— Problem to work on —
Reproduce the listing below character for character; drop every image.

— Dataset extract —

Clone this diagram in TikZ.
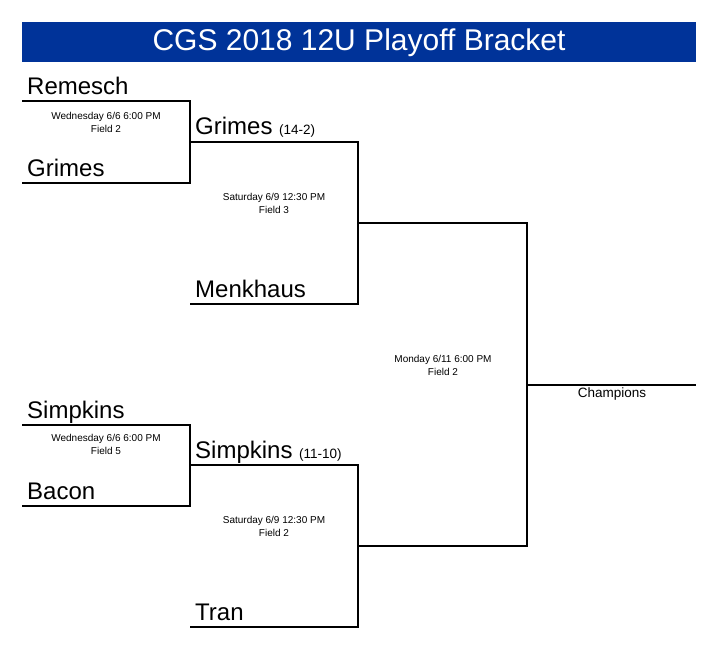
\documentclass[tikz,border=0pt]{standalone}
\usepackage{fontspec}
\setmainfont{Liberation Sans}
\usepackage{xcolor}
\usetikzlibrary{positioning}
\definecolor{cgsblue}{RGB}{0,51,153}
\newcommand{\scoresize}{\fontsize{13.5}{15}\selectfont}

\begin{document}
\begin{tikzpicture}[x=1pt,y=-1pt]
\tikzstyle{every node}+=[inner sep=0pt]
\tikzstyle{team}=[anchor=base west,font=\fontsize{24}{26}\selectfont]
\tikzstyle{game}=[align=center,font=\fontsize{10}{13}\selectfont]
\tikzstyle{bline}=[line width=1.3pt]
\useasboundingbox (0,0) rectangle (720,658);
% header
\fill [cgsblue] (22,22) rectangle (696,62);
\node [text=white,font=\fontsize{30}{32}\selectfont] (title) at (359,43) {CGS 2018 12U Playoff Bracket};
% first round
\coordinate (a1) at (22,101);
\coordinate (a2) at (22,183);
\coordinate (b1) at (22,425);
\coordinate (b2) at (22,506);
\coordinate (aw) at (190,142);
\coordinate (am) at (190,304);
\coordinate (bw) at (190,465);
\coordinate (bt) at (190,627);
\coordinate (sa) at (358,223);
\coordinate (sb) at (358,546);
\coordinate (fin) at (527,385);
\coordinate (champ) at (696,385);
\draw [bline] (a1) -| (aw) -- ++(0,41) -| (a2);
\draw [bline] (b1) -| (bw) -- ++(0,41) -| (b2);
\draw [bline] (aw) -| (sa) -- ++(0,81) -| (am);
\draw [bline] (bw) -| (sb) -- ++(0,81) -| (bt);
\draw [bline] (sa) -| (fin) -- ++(0,161) -| (sb);
\draw [bline] (fin) -- (champ);
% names
\node [team] (remesch) at (27,95) {Remesch};
\node [team] (grimes) at (27,176) {Grimes};
\node [team] (grimesw) at (195,135) {Grimes {\scoresize(14-2)}};
\node [team] (menkhaus) at (195,297) {Menkhaus};
\node [team] (simpkins) at (27,418) {Simpkins};
\node [team] (bacon) at (27,499) {Bacon};
\node [team] (simpkinsw) at (195,458) {Simpkins {\scoresize(11-10)}};
\node [team] (tran) at (195,620) {Tran};
% games
\node [game] (g1) at (106,122) {Wednesday 6/6 6:00 PM\\Field 2};
\node [game] (g2) at (106,444) {Wednesday 6/6 6:00 PM\\Field 5};
\node [game] (g3) at (274,203) {Saturday 6/9 12:30 PM\\Field 3};
\node [game] (g4) at (274,526) {Saturday 6/9 12:30 PM\\Field 2};
\node [game] (g5) at (443,365) {Monday 6/11 6:00 PM\\Field 2};
\node [font=\fontsize{13.5}{15}\selectfont] (champions) at (612,394) {Champions};
\end{tikzpicture}
\end{document}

— Completed exercise —
Clone this diagram in TikZ.
\documentclass[tikz,border=0pt]{standalone}
\usepackage{fontspec}
\setmainfont{Liberation Sans}
\usepackage{xcolor}
\usetikzlibrary{positioning}
\definecolor{cgsblue}{RGB}{0,51,153}
\newcommand{\scoresize}{\fontsize{13.5}{15}\selectfont}

\begin{document}
\begin{tikzpicture}[x=1pt,y=-1pt]
\tikzstyle{every node}+=[inner sep=0pt]
\tikzstyle{team}=[anchor=base west,font=\fontsize{24}{26}\selectfont]
\tikzstyle{game}=[align=center,font=\fontsize{10}{13}\selectfont]
\tikzstyle{bline}=[line width=1.3pt]
\useasboundingbox (0,0) rectangle (720,658);
% header
\fill [cgsblue] (22,22) rectangle (696,62);
\node [text=white,font=\fontsize{30}{32}\selectfont] (title) at (359,43) {CGS 2018 12U Playoff Bracket};
% first round
\coordinate (a1) at (22,101);
\coordinate (a2) at (22,183);
\coordinate (b1) at (22,425);
\coordinate (b2) at (22,506);
\coordinate (aw) at (190,142);
\coordinate (am) at (190,304);
\coordinate (bw) at (190,465);
\coordinate (bt) at (190,627);
\coordinate (sa) at (358,223);
\coordinate (sb) at (358,546);
\coordinate (fin) at (527,385);
\coordinate (champ) at (696,385);
\draw [bline] (a1) -| (aw) -- ++(0,41) -| (a2);
\draw [bline] (b1) -| (bw) -- ++(0,41) -| (b2);
\draw [bline] (aw) -| (sa) -- ++(0,81) -| (am);
\draw [bline] (bw) -| (sb) -- ++(0,81) -| (bt);
\draw [bline] (sa) -| (fin) -- ++(0,161) -| (sb);
\draw [bline] (fin) -- (champ);
% names
\node [team] (remesch) at (27,95) {Remesch};
\node [team] (grimes) at (27,176) {Grimes};
\node [team] (grimesw) at (195,135) {Grimes {\scoresize(14-2)}};
\node [team] (menkhaus) at (195,297) {Menkhaus};
\node [team] (simpkins) at (27,418) {Simpkins};
\node [team] (bacon) at (27,499) {Bacon};
\node [team] (simpkinsw) at (195,458) {Simpkins {\scoresize(11-10)}};
\node [team] (tran) at (195,620) {Tran};
% games
\node [game] (g1) at (106,122) {Wednesday 6/6 6:00 PM\\Field 2};
\node [game] (g2) at (106,444) {Wednesday 6/6 6:00 PM\\Field 5};
\node [game] (g3) at (274,203) {Saturday 6/9 12:30 PM\\Field 3};
\node [game] (g4) at (274,526) {Saturday 6/9 12:30 PM\\Field 2};
\node [game] (g5) at (443,365) {Monday 6/11 6:00 PM\\Field 2};
\node [font=\fontsize{13.5}{15}\selectfont] (champions) at (612,394) {Champions};
\end{tikzpicture}
\end{document}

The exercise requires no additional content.